» **THE EXERCISE**: Search the data for the word "chart". Reproduce every line where it is found.

» **SUPPLIED INFORMATION**:

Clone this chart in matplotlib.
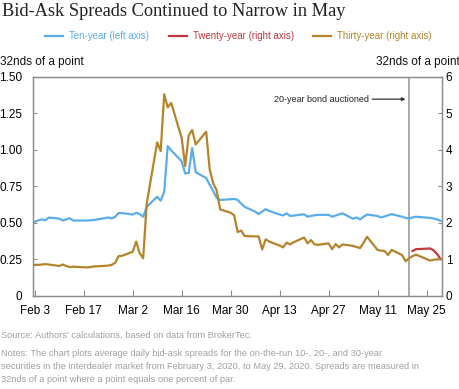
import matplotlib
matplotlib.use("Agg")
import matplotlib.pyplot as plt
import pandas as pd
import numpy as np

plt.rcParams['font.family'] = ['Liberation Sans', 'DejaVu Sans']

dates = [
    "2020-02-03", "2020-02-04", "2020-02-05", "2020-02-06", "2020-02-07",
    "2020-02-10", "2020-02-11", "2020-02-12", "2020-02-13", "2020-02-14",
    "2020-02-18", "2020-02-19", "2020-02-20", "2020-02-21",
    "2020-02-24", "2020-02-25", "2020-02-26", "2020-02-27", "2020-02-28",
    "2020-03-02", "2020-03-03", "2020-03-04", "2020-03-05", "2020-03-06",
    "2020-03-09", "2020-03-10", "2020-03-11", "2020-03-12", "2020-03-13",
    "2020-03-16", "2020-03-17", "2020-03-18", "2020-03-19", "2020-03-20",
    "2020-03-23", "2020-03-24", "2020-03-25", "2020-03-26", "2020-03-27",
    "2020-03-30", "2020-03-31", "2020-04-01", "2020-04-02", "2020-04-03",
    "2020-04-06", "2020-04-07", "2020-04-08", "2020-04-09", "2020-04-10",
    "2020-04-13", "2020-04-14", "2020-04-15", "2020-04-16", "2020-04-17",
    "2020-04-20", "2020-04-21", "2020-04-22", "2020-04-23", "2020-04-24",
    "2020-04-27", "2020-04-28", "2020-04-29", "2020-04-30", "2020-05-01",
    "2020-05-04", "2020-05-05", "2020-05-06", "2020-05-07", "2020-05-08",
    "2020-05-11", "2020-05-12", "2020-05-13", "2020-05-14", "2020-05-15",
    "2020-05-18", "2020-05-19", "2020-05-20", "2020-05-21", "2020-05-22",
    "2020-05-26", "2020-05-27", "2020-05-28", "2020-05-29",
]

ten_year = [
    0.506, 0.515, 0.522, 0.515, 0.534,
    0.527, 0.514, 0.522, 0.530, 0.514,
    0.514, 0.516, 0.518, 0.522,
    0.535, 0.528, 0.540, 0.565, 0.565,
    0.555, 0.567, 0.558, 0.540, 0.608,
    0.677, 0.650, 0.709, 1.024, 0.995,
    0.920, 0.837, 0.840, 1.010, 0.846,
    0.805, 0.760, 0.716, 0.670, 0.655,
    0.660, 0.662, 0.655, 0.630, 0.608,
    0.575, 0.558, 0.575, 0.592, 0.580,
    0.555, 0.549, 0.563, 0.545, 0.548,
    0.557, 0.540, 0.546, 0.550, 0.553,
    0.553, 0.540, 0.548, 0.556, 0.563,
    0.526, 0.535, 0.521, 0.540, 0.555,
    0.545, 0.535, 0.542, 0.550, 0.558,
    0.540, 0.532, 0.528, 0.535, 0.540,
    0.532, 0.528, 0.522, 0.512,
]

thirty_year = [
    0.84, 0.84, 0.85, 0.86, 0.85,
    0.81, 0.85, 0.81, 0.78, 0.79,
    0.77, 0.78, 0.80, 0.80,
    0.82, 0.84, 0.90, 1.08, 1.09,
    1.20, 1.48, 1.16, 1.02, 2.52,
    4.20, 3.96, 5.52, 5.16, 5.28,
    4.32, 3.55, 4.39, 4.54, 4.14,
    4.49, 3.46, 3.08, 2.88, 2.36,
    2.27, 2.20, 1.74, 1.78, 1.63,
    1.62, 1.62, 1.26, 1.54, 1.48,
    1.37, 1.32, 1.45, 1.40, 1.46,
    1.59, 1.43, 1.52, 1.40, 1.39,
    1.43, 1.27, 1.41, 1.32, 1.40,
    1.36, 1.33, 1.30, 1.45, 1.61,
    1.25, 1.23, 1.22, 1.11, 1.25,
    1.11, 0.94, 1.02, 1.08, 1.12,
    0.96, 0.98, 0.99, 1.00,
]

twenty_dates = ["2020-05-21", "2020-05-22", "2020-05-26", "2020-05-27", "2020-05-28", "2020-05-29"]
twenty_year = [1.22, 1.27, 1.29, 1.24, 1.14, 1.00]

tick_dates = ["2020-02-03", "2020-02-17", "2020-03-02", "2020-03-16", "2020-03-30",
              "2020-04-13", "2020-04-27", "2020-05-11", "2020-05-25"]
tick_labels = ["Feb 3", "Feb 17", "Mar 2", "Mar 16", "Mar 30", "Apr 13", "Apr 27", "May 11", "May 25"]
left_ticks = [0, 0.25, 0.50, 0.75, 1.00, 1.25, 1.50]
left_labels = ["0", "0.25", "0.50", "0.75", "1.00", "1.25", "1.50"]
right_ticks = [0, 1, 2, 3, 4, 5, 6]
auction_date = "2020-05-20"

BLUE = "#5aade8"
RED = "#c0393c"
GOLD = "#b5832b"
SPINE = "#8c8c8c"

W, H = 460, 389
fig = plt.figure(figsize=(W / 100, H / 100), dpi=100)
L, R, T, B = 33.3, 441.7, 76.7, 295.5
ax = fig.add_axes([L / W, 1 - B / H, (R - L) / W, (B - T) / H])
ax2 = ax.twinx()

d = pd.to_datetime(dates)
ax.plot(d, ten_year, color=BLUE, lw=1.6, label="Ten-year (left axis)")
ax2.plot(pd.to_datetime(twenty_dates), twenty_year, color=RED, lw=1.6, label="Twenty-year (right axis)")
ax2.plot(d, thirty_year, color=GOLD, lw=1.6, label="Thirty-year (right axis)")

x0 = pd.Timestamp("2020-02-03") - pd.Timedelta(hours=10)
x1 = pd.Timestamp("2020-05-29") + pd.Timedelta(hours=8)
ax.set_xlim(x0, x1)
ax.set_ylim(0, 1.5)
ax2.set_ylim(0, 6)

ax.set_xticks(pd.to_datetime(tick_dates))
ax.set_xticklabels(tick_labels)
ax.set_yticks(left_ticks)
ax.set_yticklabels(left_labels)
ax2.set_yticks(right_ticks)

for a in (ax, ax2):
    for s in a.spines.values():
        s.set_color(SPINE)
        s.set_linewidth(0.9)
ax.tick_params(axis='y', direction='in', length=3, width=0.8, color=SPINE, labelsize=8.5, pad=8)
ax.tick_params(axis='x', direction='in', length=4, width=0.8, color=SPINE, labelsize=8.5, pad=7)
ax2.tick_params(axis='y', direction='in', length=3, width=0.8, color=SPINE, labelsize=8.5, pad=3)

ax.axvline(pd.Timestamp(auction_date), color="#9a9a9a", lw=1.2, zorder=1)
tip = (pd.Timestamp(auction_date) - pd.Timedelta(days=1), 1.346)
ax.annotate("", xy=tip, xytext=(-24, 0), textcoords='offset points',
            arrowprops=dict(arrowstyle='-|>', color='#333333', lw=0.9, mutation_scale=5,
                            shrinkA=0, shrinkB=0))
ax.annotate("20-year bond auctioned", xy=tip, xytext=(-26, 0), textcoords='offset points',
            ha='right', va='center', fontsize=6.5, color='#222222')

fig.text(2 / W, 1 - 11 / H, "Bid-Ask Spreads Continued to Narrow in May", family=['Liberation Serif'],
         fontsize=13.2, ha='left', va='center', color='#222222')

handles = ax.get_lines()[:1] + ax2.get_lines()
leg = fig.legend(handles=handles, labels=[h.get_label() for h in handles], loc='center',
                 bbox_to_anchor=(238.5 / W, 1 - 36 / H), ncol=3, frameon=False, fontsize=7,
                 handlelength=1.85, handletextpad=0.62, columnspacing=2.0, labelcolor='linecolor')

fig.text(0 / W, 1 - 62 / H, "32nds of a point", fontsize=8.5, ha='left', va='center', color='#111111')
fig.text(460 / W, 1 - 62 / H, "32nds of a point", fontsize=8.5, ha='right', va='center', color='#111111')

GREY = "#a0a0a0"
fig.text(1 / W, 1 - 335 / H, "Source: Authors' calculations, based on data from BrokerTec.",
         fontsize=6.7, color=GREY, ha='left', va='center')
notes = ["Notes: The chart plots average daily bid-ask spreads for the on-the-run 10-, 20-, and 30-year",
         "securities in the interdealer market from February 3, 2020, to May 29, 2020. Spreads are measured in",
         "32nds of a point where a point equals one percent of par."]
for i, line in enumerate(notes):
    fig.text(1 / W, 1 - (353.3 + 13.3 * i) / H, line, fontsize=6.7, color=GREY, ha='left', va='center')

fig.savefig("out.png", dpi=100)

» **THE OUTPUT**:
Clone this chart in matplotlib.
notes = ["Notes: The chart plots average daily bid-ask spreads for the on-the-run 10-, 20-, and 30-year",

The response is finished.